I think it takes little discernment to see the lie in that.
Or that “us” is a political ideology or party or group.
That God is a Republican or a Democrat.
Or, worse, that He is white or black or Latino.
Or the “us” is a particular denomination. Like “God with us [Baptists]” or “God with us [Calvinists]”.
The “us”, though, is His people, His sheep, His church.
Across all nations, parties, opinions, races, and Christian denominations, the followers of Jesus Christ are the “us”.
And God is with us.
But what does it mean to be “with” us?
It doesn’t mean He is on our side.
Ahaz may have thought that;
Certainly many in his day did.
They comforted themselves with the fact they were God’s people, that they had His temple.
And they told themselves He would always protect them, no matter what.
They took God for granted.
Not everyone who says to me, ‘Lord, Lord,’ will enter the kingdom of heaven, but the one who does the will of my Father who is in heaven. 22 On that day many will say to me, ‘Lord, Lord, did we not prophesy in your name, and cast out demons in your name, and do many mighty works in your name?’ 23 And then will I declare to them, ‘I never knew you; depart from me, you workers of lawlessness.’ – Matthew 7:21-23
We must never assume our salvation when we have no evidence of it.
Examine yourselves, to see whether you are in the faith. Test yourselves. – 2 Corinthians 13:5
We can, and most often ought to, have assurance of our salvation, but it is a great mercy of God to remove that assurance from us at times where we may become mired in sin.
That is one of the ways He chastens us and hurries us in repentance back to Him.
We saw in Ahaz that the chastening did not bring repentance,
But in the true child of God, that loss of assurance rescues us from many griefs of sin.
No, God with us doesn’t mean He takes our side;
It means He is BY our side.
Holding fast to those who are His.
But in this we must never forget who God is: the Holy One.
Ahaz thought he could dump God and go to some other idol when God stopped doing what he asked.

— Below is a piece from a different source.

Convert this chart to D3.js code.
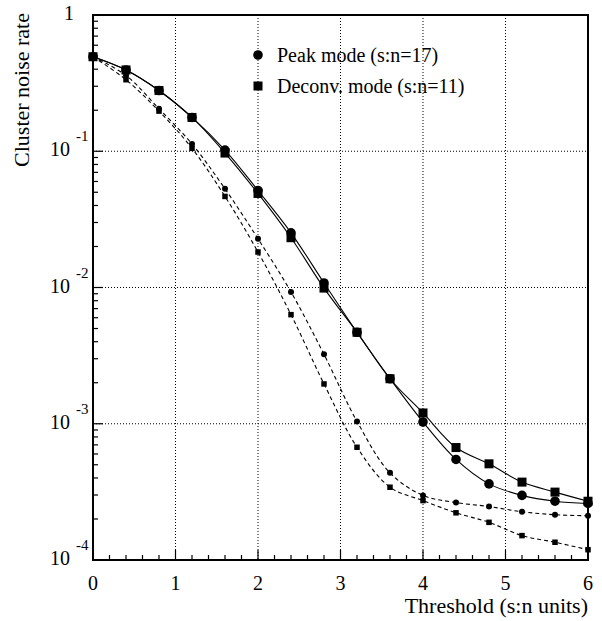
<!DOCTYPE html>
<html>
<head>
<meta charset="utf-8">
<script src="https://cdn.jsdelivr.net/npm/d3@7"></script>
<style>
  body { margin: 0; background: #fff; }
  svg text { font-family: "Liberation Serif", "DejaVu Serif", serif; fill: #000; }
</style>
</head>
<body>
<div id="chart"></div>
<script>
// thresholds (s:n units)
const thresholds = [0, 0.4, 0.8, 1.2, 1.6, 2.0, 2.4, 2.8, 3.2, 3.6, 4.0, 4.4, 4.8, 5.2, 5.6, 6.0]

// solid curves, big markers
const peakMode   = [0.494, 0.395, 0.279, 0.177, 0.102, 0.0515, 0.0252, 0.0108, 0.00469, 0.00214, 0.00103, 0.000547, 0.000362, 0.000298, 0.000270, 0.000260]
const deconvMode = [0.494, 0.395, 0.279, 0.177, 0.097, 0.0490, 0.0232, 0.0099, 0.00469, 0.00214, 0.00120, 0.000669, 0.000508, 0.000373, 0.000315, 0.000270]

// dashed curves, small markers
const peakModeB   = [0.494, 0.360, 0.205, 0.113, 0.0530, 0.0228, 0.00927, 0.00323, 0.00104, 0.000436, 0.000298, 0.000264, 0.000247, 0.000226, 0.000215, 0.000211]
const deconvModeB = [0.494, 0.335, 0.197, 0.105, 0.0466, 0.0182, 0.00632, 0.00196, 0.000672, 0.000342, 0.000273, 0.000222, 0.000189, 0.000151, 0.000135, 0.000119]

const legendLabels = ['Peak mode (s:n=17)', 'Deconv. mode (s:n=11)']
const xTicks = [0, 1, 2, 3, 4, 5, 6]
const yDecades = [0, -1, -2, -3, -4]

const W = 602,
      H = 621,
      pL = 93,
      pR = 588,
      pT = 15,
      pB = 560

const svg = d3.select('#chart').append('svg')
  .attr('width', W)
  .attr('height', H)

const x = d3.scaleLinear().domain([0, 6]).range([pL, pR])
const y = d3.scaleLog().domain([1e-4, 1]).range([pB, pT])

// grid
const grid = svg.append('g')
  .attr('stroke', '#000')
  .attr('stroke-width', 1)
  .attr('stroke-dasharray', '1,2')
grid.selectAll('line.gx')
  .data(xTicks.slice(1, -1))
  .enter().append('line')
    .attr('x1', d => x(d)).attr('x2', d => x(d))
    .attr('y1', pT).attr('y2', pB)
grid.selectAll('line.gy')
  .data(yDecades.slice(1, -1))
  .enter().append('line')
    .attr('x1', pL).attr('x2', pR)
    .attr('y1', d => y(Math.pow(10, d))).attr('y2', d => y(Math.pow(10, d)))

// ticks
const ticks = svg.append('g').attr('stroke', '#000').attr('stroke-width', 1.2)
const xMinor = d3.range(0, 6.01, 0.2).map(d => Math.round(d * 10) / 10)
ticks.selectAll('line.tx')
  .data(xMinor)
  .enter().append('line')
    .attr('x1', d => x(d)).attr('x2', d => x(d))
    .attr('y1', pB)
    .attr('y2', d => pB - (Math.abs(d - Math.round(d)) < 1e-6 ? 10 : 5))
const yMinor = []
for (let e = -4; e < 0; e++) {
  for (let m = 2; m <= 9; m++) yMinor.push(m * Math.pow(10, e))
}
ticks.selectAll('line.ty')
  .data(yMinor)
  .enter().append('line')
    .attr('x1', pL).attr('x2', pL + 5)
    .attr('y1', d => y(d)).attr('y2', d => y(d))
ticks.selectAll('line.tyM')
  .data(yDecades)
  .enter().append('line')
    .attr('x1', pL).attr('x2', pL + 10)
    .attr('y1', d => y(Math.pow(10, d))).attr('y2', d => y(Math.pow(10, d)))

// curves
const line = d3.line()
  .x(d => x(d[0]))
  .y(d => y(d[1]))
  .curve(d3.curveCatmullRom.alpha(0.5))

const series = [
  { values: peakModeB,   dash: '4,3', marker: 'circle', size: 3 },
  { values: deconvModeB, dash: '4,3', marker: 'square', size: 5.5 },
  { values: peakMode,    dash: null,  marker: 'circle', size: 4.8 },
  { values: deconvMode,  dash: null,  marker: 'square', size: 9 }
]

const plot = svg.append('g')
series.forEach(s => {
  const pts = thresholds.map((t, i) => [t, s.values[i]])
  plot.append('path')
    .attr('d', line(pts))
    .attr('fill', 'none')
    .attr('stroke', '#000')
    .attr('stroke-width', 1.1)
    .attr('stroke-dasharray', s.dash)
})
series.forEach(s => {
  const pts = thresholds.map((t, i) => [t, s.values[i]])
  if (s.marker === 'circle') {
    plot.selectAll(null).data(pts).enter().append('circle')
      .attr('cx', d => x(d[0])).attr('cy', d => y(d[1]))
      .attr('r', s.size)
      .attr('fill', '#000')
  } else {
    plot.selectAll(null).data(pts).enter().append('rect')
      .attr('x', d => x(d[0]) - s.size / 2).attr('y', d => y(d[1]) - s.size / 2)
      .attr('width', s.size).attr('height', s.size)
      .attr('fill', '#000')
  }
})

// frame
svg.append('rect')
  .attr('x', pL).attr('y', pT)
  .attr('width', pR - pL).attr('height', pB - pT)
  .attr('fill', 'none')
  .attr('stroke', '#000')
  .attr('stroke-width', 2)

// x tick labels
svg.selectAll('text.xl')
  .data(xTicks)
  .enter().append('text')
    .attr('x', d => x(d))
    .attr('y', 590)
    .attr('text-anchor', 'middle')
    .attr('font-size', 20)
    .text(d => d)

// y tick labels
yDecades.forEach(e => {
  const yy = y(Math.pow(10, e))
  if (e === 0) {
    svg.append('text')
      .attr('x', 74).attr('y', yy + 5)
      .attr('text-anchor', 'end')
      .attr('font-size', 20)
      .text('1')
  } else {
    svg.append('text')
      .attr('x', 70).attr('y', yy + 5)
      .attr('text-anchor', 'end')
      .attr('font-size', 20)
      .text('10')
    svg.append('text')
      .attr('x', 76).attr('y', yy - 10)
      .attr('font-size', 15)
      .text(String(e))
  }
})

// axis titles
svg.append('text')
  .attr('x', pR).attr('y', 613)
  .attr('text-anchor', 'end')
  .attr('font-size', 22)
  .text('Threshold (s:n units)')
svg.append('text')
  .attr('transform', `translate(29, ${pT - 2}) rotate(-90)`)
  .attr('text-anchor', 'end')
  .attr('font-size', 22)
  .text('Cluster noise rate')

// legend
const legend = svg.append('g')
legendLabels.forEach((label, i) => {
  const ly = 55 + i * 31
  if (i === 0) {
    legend.append('circle').attr('cx', 258).attr('cy', ly).attr('r', 4.8).attr('fill', '#000')
  } else {
    legend.append('rect').attr('x', 258 - 4.5).attr('y', ly - 4.5).attr('width', 9).attr('height', 9).attr('fill', '#000')
  }
  legend.append('text')
    .attr('x', 277).attr('y', ly + 7)
    .attr('font-size', 20)
    .text(label)
})
</script>
</body>
</html>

But it doesn’t work that way.
In 7:9, God told him:
If you are not firm in faith, you will not be firm at all.
If you do not trust God fully, you will not stand at all.
It is no accident that this pathetic encounter with the wicked Ahaz comes in the chapter immediately following Isaiah’s vision of God in the temple.
His holiness, His majesty, and the utter hopelessness of any sinful flesh before Him without God’s mercy and grace.
A king has no advantage over a beggar before the Holy God.
And sin, any sin, is a pollution worthy of eternal hell.
Please don’t make the fatal mistake of believing God is just like us, but better.
That demonic lie sends people every day into everlasting torment.
God is holy, holier than you can ever even imagine.
Holier than you will ever be.
God’s wrath against sin is more violent than you dare conceive.
His anger against sin is hotter than a thousand atom bombs.
And that means His grace is so much more tender than you can know.
That the suffering of our Lord Jesus Christ at the cross was so much greater than we understand.
That the Father’s love for His people is so much deeper than we can ever fully tell.
The salvation God has given through Jesus Christ saves us completely from His wrath,
Releases us from our enslavement to sin.
And transports us from the kingdom, the dominion, of the darkness of this world into His kingdom.